Patterns & Phrases

Administrator Help | TRITON AP-DATA | Version 8.3.x

Related topics:

Adding or editing a regular expression classifier

Adding a key phrase classifier

Adding a dictionary classifier

File properties

To view or manage a list of content classifiers based on patterns:

Click Main > Policy Management > Content Classifiers.

Select Patterns & Phrases. Both user-defined and built-in patterns are shown. These are distinguished by the icons and the Type column. You can sort the list by this column. Refer to Predefined Classifiers for details about each Pattern & Phrase classifier.

Also shown are the existing dictionary and key phrase classifiers, if any.

Click New to add a new regular expression, key phrase, or dictionary, Delete to delete the selected classifier, or Where Used to view where the classifier is used. The column, Used in a Policy, indicates whether the classifier is used in a policy at all.

RegEx patterns are special text strings for describing search patterns that can be detected within content. (Content includes the body of the content as well as any attachments). You define the patterns to look for in content and you set the action to take when a pattern is found.

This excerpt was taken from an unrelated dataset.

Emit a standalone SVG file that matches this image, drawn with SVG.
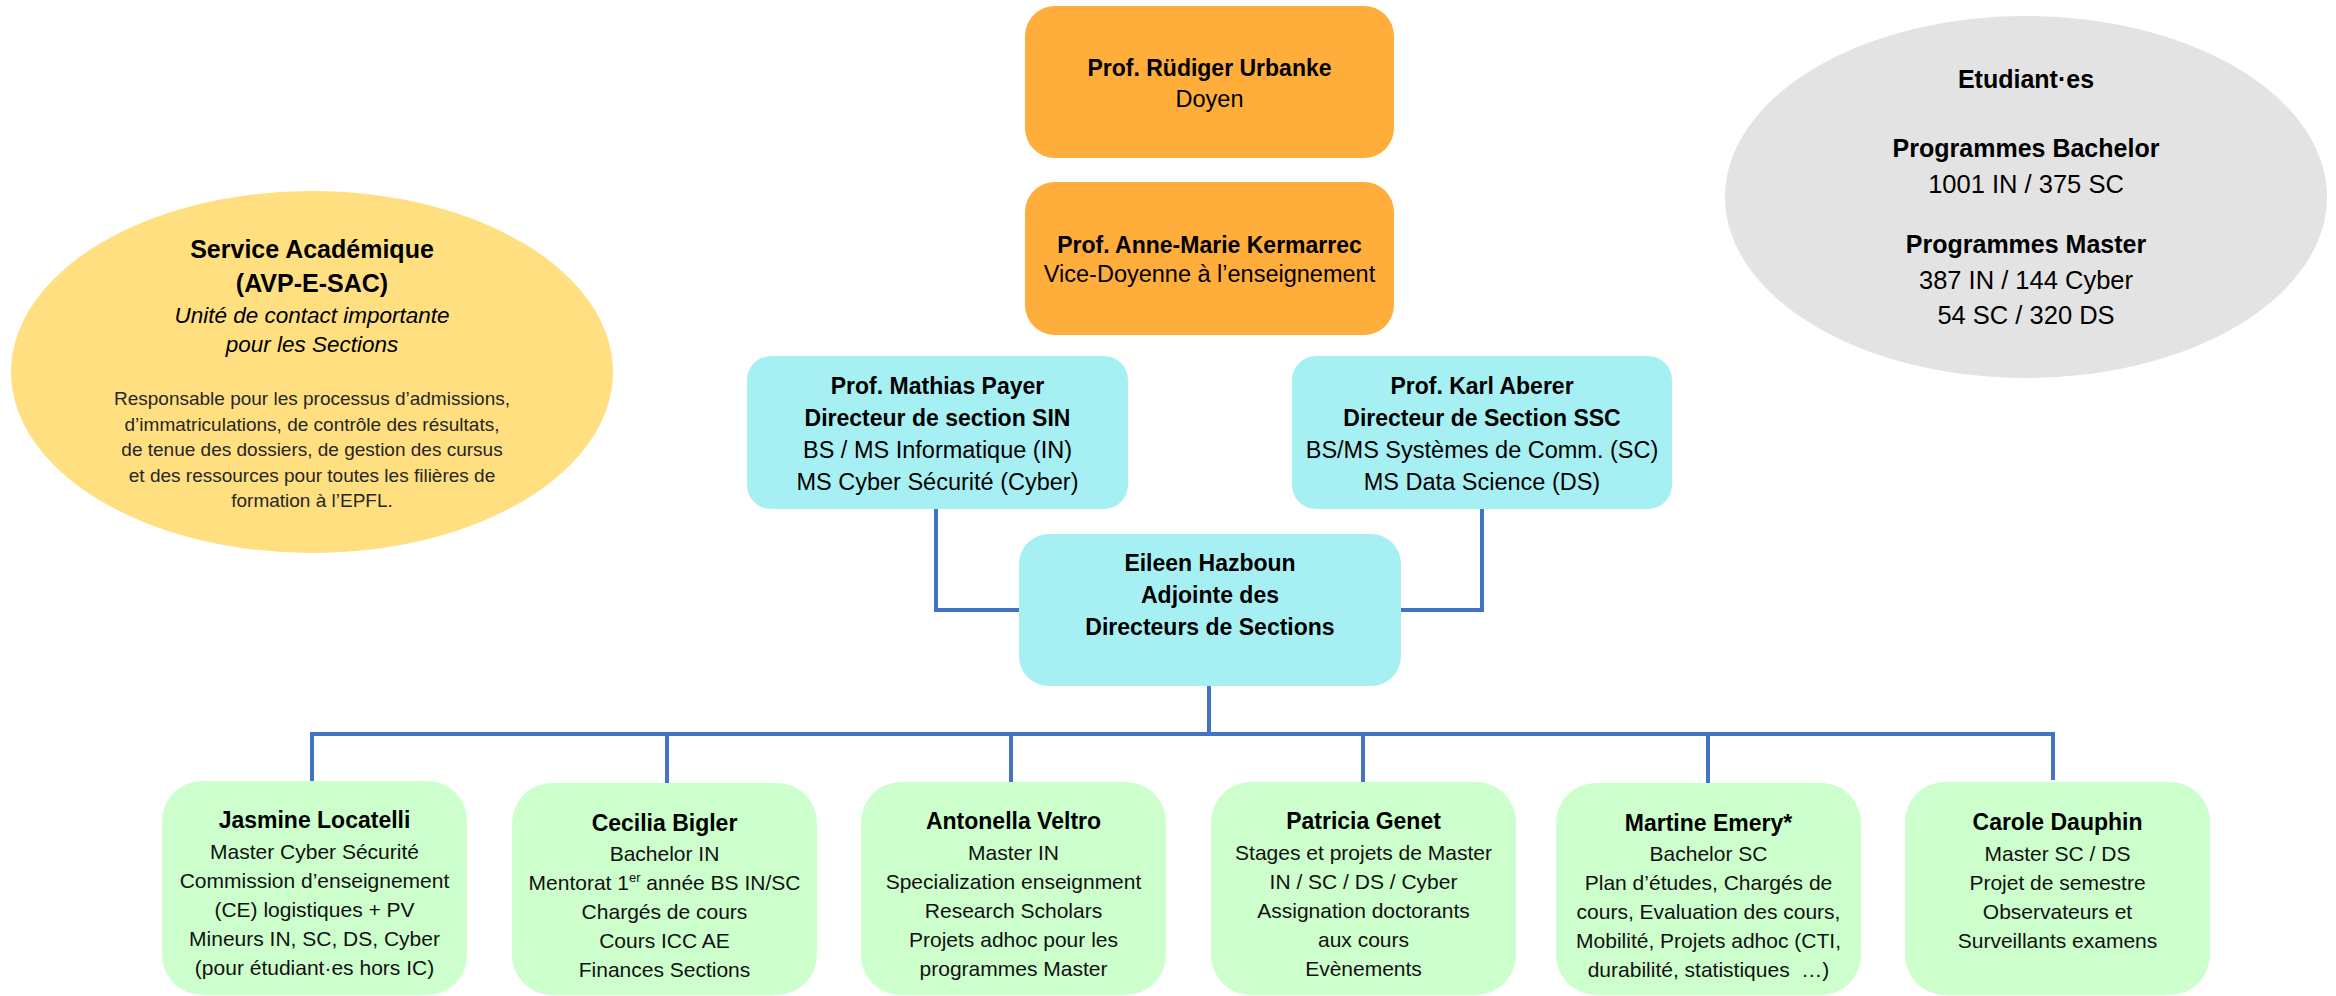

For example, the string "a\d+" matches all strings that start with the letter "a" and are followed by at least one digit, where "\d" represents any digit and "+" represents "at least one." When the extracted text from a transaction is scanned, TRITON AP-DATA uses regular expressions to find strings in the text that match patterns for confidential information. For example, this is a very basic regular expression for catching Visa credit card numbers:

\b(4\d{3}[\-\\]\d{4}[\-\\]\d{4}[\-\\]\d{4})\b

Because a regular expression file contains many internal attributes, if it is improperly written it can create many false-positive incidents, slow down the system, and impede analysis.

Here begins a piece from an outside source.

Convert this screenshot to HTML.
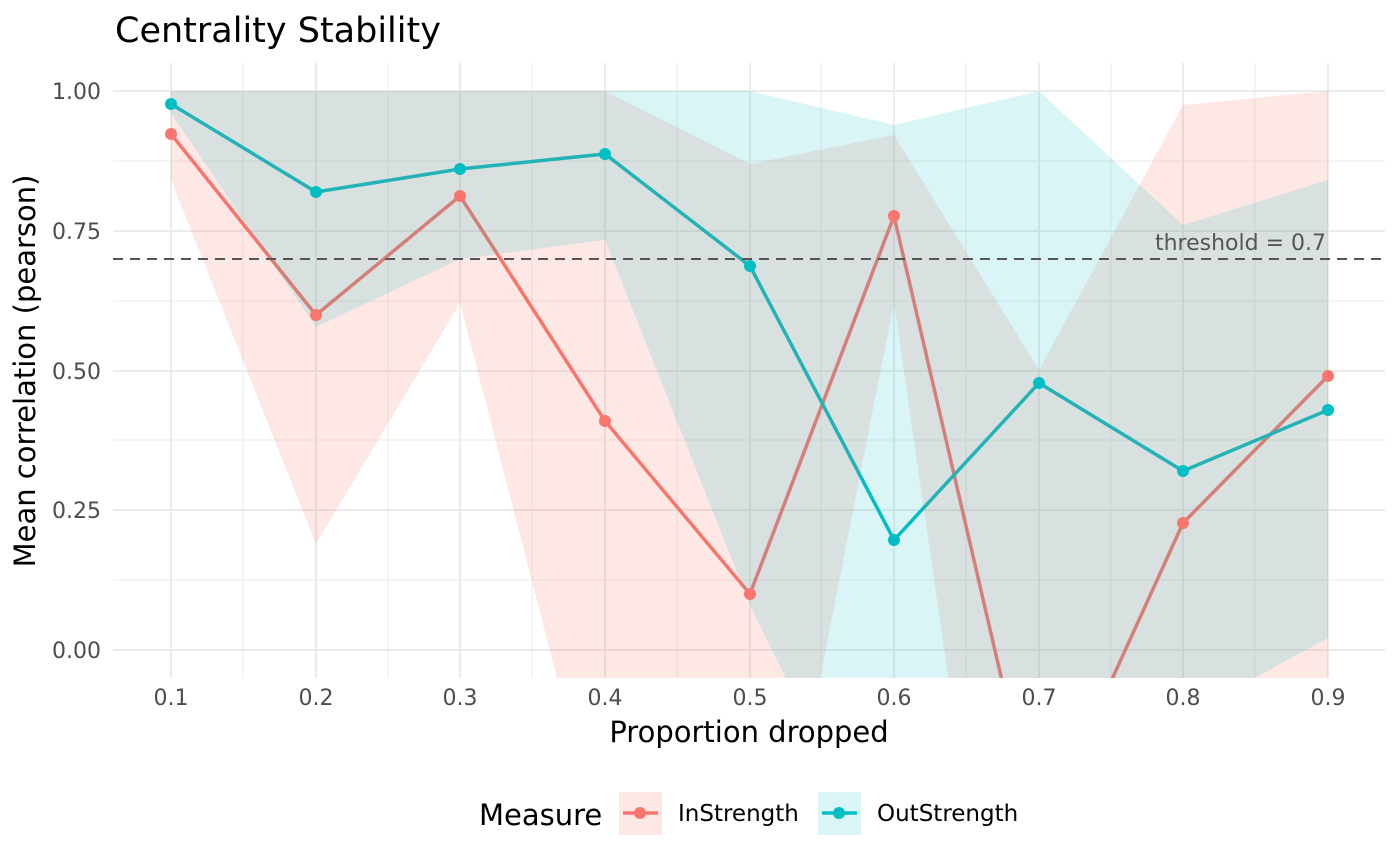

One way of mitigating false positives in a pattern is to exclude certain values that falsely match it. When defining the classifier, you can define a Pattern to exclude listing words or phrases that are exceptions to the pattern rule (search for all Social Security numbers except these numbers that look like Social Security numbers but are not).

You can also add a List of phrases to exclude listing words or phrases that, when found in combination with the pattern, affect whether or not the content is considered suspicious.

Another way to mitigate false positives is to consider the pattern as suspicious only when some other pattern or set of words appear in the analyzed data. To do this, you create another content classifier (a pattern, dictionary or any other), and combine the 2 in the condition of your rule with an AND operator.

When creating a rule for your policy, you can specify how many instances (matches) of the pattern must be found before the content is considered suspicious enough for the action to be taken (for example, 2 Social Security numbers seems reasonable, but 4 is already suspect). You do this on the Condition tab of the Rule Properties sheet.

For each content transmission, the system tallies the number of instances in which the pattern was found in the content.

If the number of pattern matches is less than the number of matches set, the content is not considered suspicious and there is no further analysis.

If the number of pattern matches is equal to or greater than the number of matches set, the content triggers the action specified in the rule that uses this pattern.

Example:

The pattern is Social Security numbers and the number of matches is 4. The body of an email contains 3 Social Security numbers; the subject contains 2 Social Security numbers. Since there were 5 pattern matches, and this is greater than the number of set matches, the message triggers the action specified in the rule that uses this pattern.

When a pattern to exclude is added

You can define a list of exceptions to the pattern. This is a list of content that matches the pattern but should not be considered in the tally of pattern matches. For each content transmitted, the system tallies the number of instances in which the pattern was found in the content, and subtracts the number of pattern-matches that are included in the Exclude list and compares this final number with the number of matches set.

Example:

The pattern is Social Security numbers, the number of matches is 2, and the list of excluded patterns is: 111-11-1111, 222-22-2222, and 333 33 3333 (total of three in the excluded list). The email contains 7 Social Security numbers: 111-11-1111, 222-33-4444, 444-55-6666, 555-66-7777, 222-22-2222, 777888-9999, 333-33-3333. The number of pattern matches is 7, minus 3 excluded patterns that were found in the email, thus equal to 4. Since 4 is greater than the number of matches (2), the message triggers the action specified in the rule that uses this pattern.

When a list of phrases to exclude is added

You can add a String List that lists suspicious words to the patterns. When you do, for each content item transmitted, the action specified in the rule that uses this pattern is triggered only if the total number of pattern matches is above the number of matches and a word from the specified dictionary was found. If the number of matches is reached but no words from the dictionary are present, no further analysis is performed.

Example:

The pattern is Social Security numbers, the number of matches is 2, and the String List contains the phrases "Social Security" and "credit card." The distributed content contains 3 Social Security numbers: 111-22-3333, 222-33-4444, 444-55-6666, but none of the words were found. Since the number of found distributed content (3) is greater than the number of matches (2), but there were no dictionary words in the email, no action is taken.